Labour actually has plenty to recommend it. The labourspace site that blends campaigning with social networking is particularly strong, allowing people to engage with and generate debate surrounding specific issues that are interesting to them, from gay marriage to carbon footprints.
What’s lacking is promotion, but more importantly personality from both sides. Cameron and Brown should be all over their party’s material, but at the moment it feels faceless. Obama won thanks to a personality-led campaign – Brown and Cameron’s web efforts will definitely suffer if there’s no face or humanity for people to latch onto.
Maybe we’re just more cynical and less evangelical in this country, and perhaps neither of the candidates will inspire people, especially young people, to spread the word. But at the moment, both parties web presences seem awkwardly shoehorned into the internet, and consequently have negligible roles to play in the political debate. When they start to actually believe in the power of online communities, then maybe people will start to engage.
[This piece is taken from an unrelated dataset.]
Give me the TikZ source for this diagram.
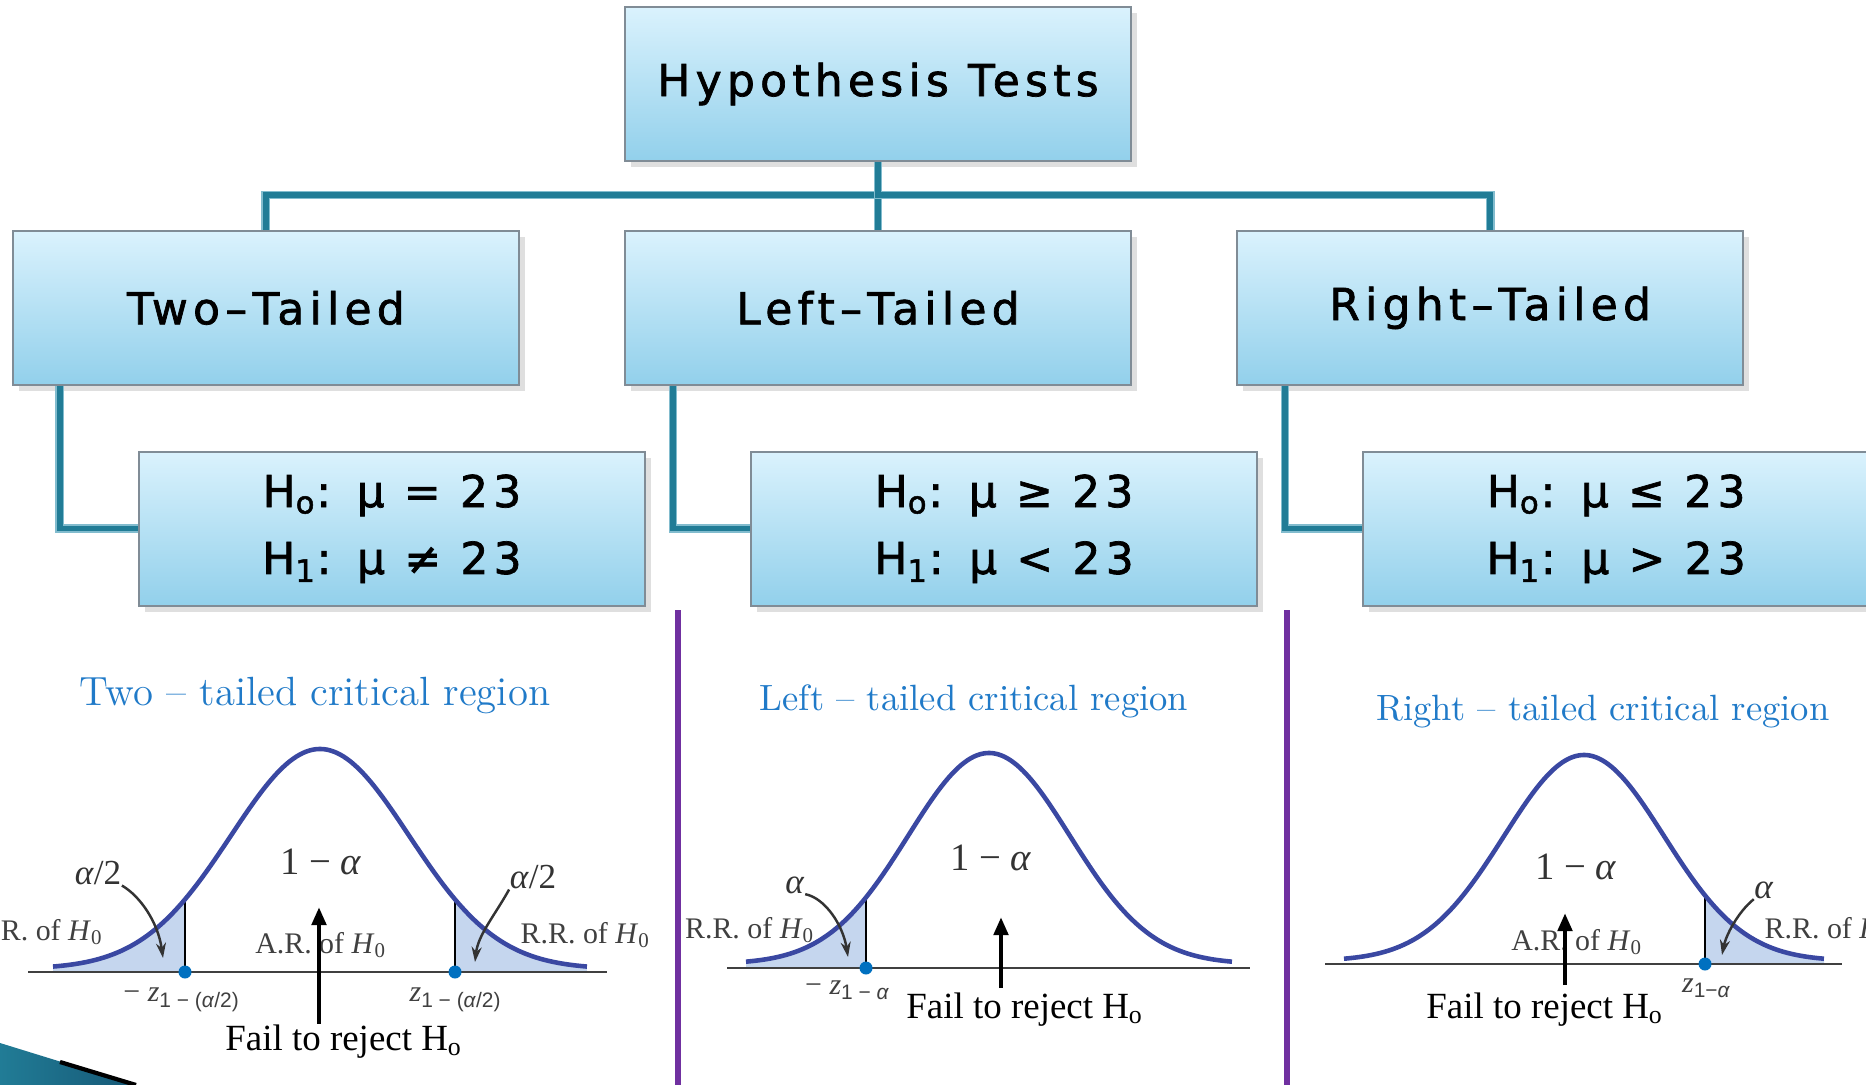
\documentclass[tikz,border=0pt]{standalone}
\usepackage{fontspec}
\usepackage{tikz}
\usetikzlibrary{arrows.meta,positioning,shadows,calc}
\newfontfamily\boxfont[LetterSpace=12,FakeBold=1.6]{DejaVu Sans}
\newfontfamily\figfont{Liberation Serif}
\newfontfamily\figsans{Liberation Sans}
\definecolor{HtBoxTop}{RGB}{218,242,253}
\definecolor{HtBoxBot}{RGB}{146,208,235}
\definecolor{HtEdge}{RGB}{128,140,150}
\definecolor{HtTeal}{RGB}{33,124,150}
\definecolor{HtTealLight}{RGB}{130,188,206}
\definecolor{HtPurple}{RGB}{112,48,160}
\definecolor{HtCurve}{RGB}{58,72,162}
\definecolor{HtTail}{RGB}{197,214,238}
\definecolor{HtDot}{RGB}{0,112,192}
\definecolor{HtTitle}{RGB}{32,122,200}
\definecolor{HtSwoosh}{RGB}{22,88,118}
\tikzset{
  box/.style={rectangle, draw=HtEdge, line width=0.5pt, top color=HtBoxTop, bottom color=HtBoxBot,
    minimum width=5.06cm, minimum height=1.54cm, inner sep=0pt, align=center,
    font=\boxfont\fontsize{12.5}{19}\selectfont,
    drop shadow={opacity=0.25, shadow xshift=0.6mm, shadow yshift=-0.6mm}},
  link/.style={draw=HtTealLight, line width=0.5pt, double=HtTeal, double distance=1.5pt},
  bell/.style={draw=HtCurve, line width=1.3pt},
  tail/.style={fill=HtTail},
  cut/.style={draw=black, line width=0.4pt},
  critdot/.style={circle, fill=HtDot, inner sep=0pt, minimum size=0.13cm},
  axisline/.style={draw=black!75, line width=0.6pt},
  sepbar/.style={draw=HtPurple, line width=1.8pt},
  regtitle/.style={text=HtTitle, anchor=base, inner sep=0pt},
  fignum/.style={font=\figfont\fontsize{11}{13}\selectfont, inner sep=0pt, text=black!80},
  figalpha/.style={font=\figfont\fontsize{10}{12}\selectfont, inner sep=0pt, text=black!80},
  figregion/.style={font=\figfont\fontsize{8.5}{10}\selectfont, inner sep=0pt, text=black!75},
  failtext/.style={font=\figfont\fontsize{10.5}{12}\selectfont, inner sep=0pt, anchor=base},
  uparrow/.style={-{Triangle[length=0.18cm, width=0.14cm]}, line width=1.3pt},
  pointer/.style={-{Stealth[length=0.15cm, width=0.1cm]}, line width=0.7pt, draw=black!80}
}

\begin{document}
\begin{tikzpicture}[x=0.01cm, y=-0.01cm, node distance=0.68cm and 1.04cm]
  \useasboundingbox (0,0) rectangle (1866,1085);
  \node[box] (tests) at (878,84) {Hypothesis Tests};
  \node[box, below=of tests] (left) {Left–Tailed};
  \node[box, left=of left] (two) {Two–Tailed};
  \node[box, right=of left] (right) {Right–Tailed};
  \node[box, below=0.65cm of two, xshift=1.26cm] (htwo) {H\textsubscript{o}: μ = 23\\H\textsubscript{1}: μ ≠ 23};
  \node[box, below=0.65cm of left, xshift=1.26cm] (hleft) {H\textsubscript{o}: μ ≥ 23\\H\textsubscript{1}: μ < 23};
  \node[box, below=0.65cm of right, xshift=1.26cm] (hright) {H\textsubscript{o}: μ ≤ 23\\H\textsubscript{1}: μ > 23};
  \draw[link] (tests.south) -- (left.north);
  \draw[link] (tests.south) -- ++(0,33) -| (two.north);
  \draw[link] (tests.south) -- ++(0,33) -| (right.north);
  \draw[link] ([shift={(48,0)}]two.south west) |- (htwo.west);
  \draw[link] ([shift={(49,0)}]left.south west) |- (hleft.west);
  \draw[link] ([shift={(49,0)}]right.south west) |- (hright.west);
  \draw[sepbar] (678,610) -- (678,1085);
  \draw[sepbar] (1287,610) -- (1287,1085);
  \shade[left color=HtTeal, right color=HtSwoosh] (0,1043) -- (136,1085) -- (0,1085) -- cycle;
  \draw[black, line width=1.2pt] (60,1062) -- (136,1085);

  % two-tailed
  \node[regtitle, font=\fontsize{11.6}{14}\selectfont] (ttl2) at (315,705) {Two – tailed critical region};
  \fill[tail] (53,972) -- plot[domain=-3:-1.52, samples=30] ({320+89*\x},{969-220*exp(-0.5*(\x)*(\x))}) -- (185,972) -- cycle;
  \fill[tail] (455,972) -- plot[domain=1.52:3, samples=30] ({320+89*\x},{969-220*exp(-0.5*(\x)*(\x))}) -- (587,972) -- cycle;
  \draw[axisline] (28,972) -- (607,972);
  \draw[cut] (185,972) -- (185,900);
  \draw[cut] (455,972) -- (455,900);
  \draw[bell] plot[domain=-3:3, samples=80, smooth] ({320+89*\x},{969-220*exp(-0.5*(\x)*(\x))});
  \node[critdot] (zl2) at (185,972) {};
  \node[critdot] (zr2) at (455,972) {};
  \node[fignum] (one2) at (321,862) {1 − \textit{α}};
  \node[figalpha] (al2l) at (98,873) {\textit{α}/2};
  \node[figalpha] (al2r) at (533,877) {\textit{α}/2};
  \node[figregion, anchor=east] (rr2l) at (104,932) {R.R. of \textit{H}\textsubscript{0}};
  \node[figregion, anchor=west] (rr2r) at (520,935) {R.R. of \textit{H}\textsubscript{0}};
  \node[figregion] (ar2) at (321,945) {A.R. of \textit{H}\textsubscript{0}};
  \node[figregion] (z2l) at (182,1000) {− \textit{z}\textsubscript{\figsans 1 − (\textit{α}/2)}};
  \node[figregion] (z2r) at (456,1000) {\textit{z}\textsubscript{\figsans 1 − (\textit{α}/2)}};
  \node[failtext] (fail2) at (344,1050) {Fail to reject H\textsubscript{o}};
  \coordinate (p2l) at (163,958);
  \coordinate (p2r) at (475,962);
  \coordinate (up2) at (319,907);
  \draw[pointer] (al2l.south east) .. controls (140,896) and (158,922) .. (p2l);
  \draw[pointer] (al2r.south west) .. controls (495,915) and (478,935) .. (p2r);
  \draw[uparrow] (fail2.north -| up2) -- (up2);

  % left-tailed
  \node[regtitle, font=\fontsize{10.4}{13}\selectfont] (ttl3) at (974,710) {Left – tailed critical region};
  \fill[tail] (746,968) -- plot[domain=-3:-1.52, samples=30] ({989+81*\x},{964-211*exp(-0.5*(\x)*(\x))}) -- (866,968) -- cycle;
  \draw[axisline] (727,968) -- (1250,968);
  \draw[cut] (866,968) -- (866,897);
  \draw[bell] plot[domain=-3:3, samples=80, smooth] ({989+81*\x},{964-211*exp(-0.5*(\x)*(\x))});
  \node[critdot] (zl3) at (866,968) {};
  \node[fignum] (one3) at (991,858) {1 − \textit{α}};
  \node[figalpha] (al3) at (795,885) {\textit{α}};
  \node[figregion] (rr3) at (750,930) {R.R. of \textit{H}\textsubscript{0}};
  \node[figregion] (z3) at (848,990) {− \textit{z}\textsubscript{\figsans 1 − \textit{α}}};
  \node[failtext] (fail3) at (1025,1018) {Fail to reject H\textsubscript{o}};
  \coordinate (p3) at (848,957);
  \coordinate (up3) at (1001,917);
  \draw[pointer] (al3.south east) .. controls (825,898) and (843,925) .. (p3);
  \draw[uparrow] (1001,988) -- (up3);

  % right-tailed
  \node[regtitle, font=\fontsize{10.4}{13}\selectfont] (ttl4) at (1603,720) {Right – tailed critical region};
  \fill[tail] (1704,964) -- plot[domain=1.52:3, samples=30] ({1584+80*\x},{961-206*exp(-0.5*(\x)*(\x))}) -- (1824,964) -- cycle;
  \draw[axisline] (1325,964) -- (1842,964);
  \draw[cut] (1705,964) -- (1705,896);
  \draw[bell] plot[domain=-3:3, samples=80, smooth] ({1584+80*\x},{961-206*exp(-0.5*(\x)*(\x))});
  \node[critdot] (zr4) at (1705,964) {};
  \node[fignum] (one4) at (1576,867) {1 − \textit{α}};
  \node[figalpha] (al4) at (1764,890) {\textit{α}};
  \node[figregion, anchor=west] (rr4) at (1764,930) {R.R. of \textit{H}\textsubscript{0}};
  \node[figregion] (ar4) at (1577,942) {A.R. of \textit{H}\textsubscript{0}};
  \node[figregion] (z4) at (1707,988) {\textit{z}\textsubscript{\figsans 1−\textit{α}}};
  \node[failtext] (fail4) at (1545,1018) {Fail to reject H\textsubscript{o}};
  \coordinate (p4) at (1722,955);
  \coordinate (up4) at (1565,913);
  \draw[pointer] (al4.south west) .. controls (1738,912) and (1726,935) .. (p4);
  \draw[uparrow] (1565,985) -- (up4);
\end{tikzpicture}
\end{document}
Posted by Ben Beaumont-Thomas in Creative Economy | November 13, 2008 2:47PM |

November 17th, 2008 at 3:36 pm
Our local Member of Parliament, Grant Shapps (in Welwyn Hatfield), runs his own online forum for people to discuss local things. It gets loads of hits, although it obeys the 80/20 rule, with 80% of posts made by the same 20% and they’re not always positive about everything! The MP is often going on there, posting updates or keeping people informed about local news because he gets news from sources quicker than some might. Best still, he doesn’t use it for just political campaigning – he uses it to connect with constituents online, which is great.
I think people appreciate it when they see a politician who’s comfortable with allowing people their own voice, even if it’s critical – it means putting your money where you mouth is, rather than pretending to be a man of the people.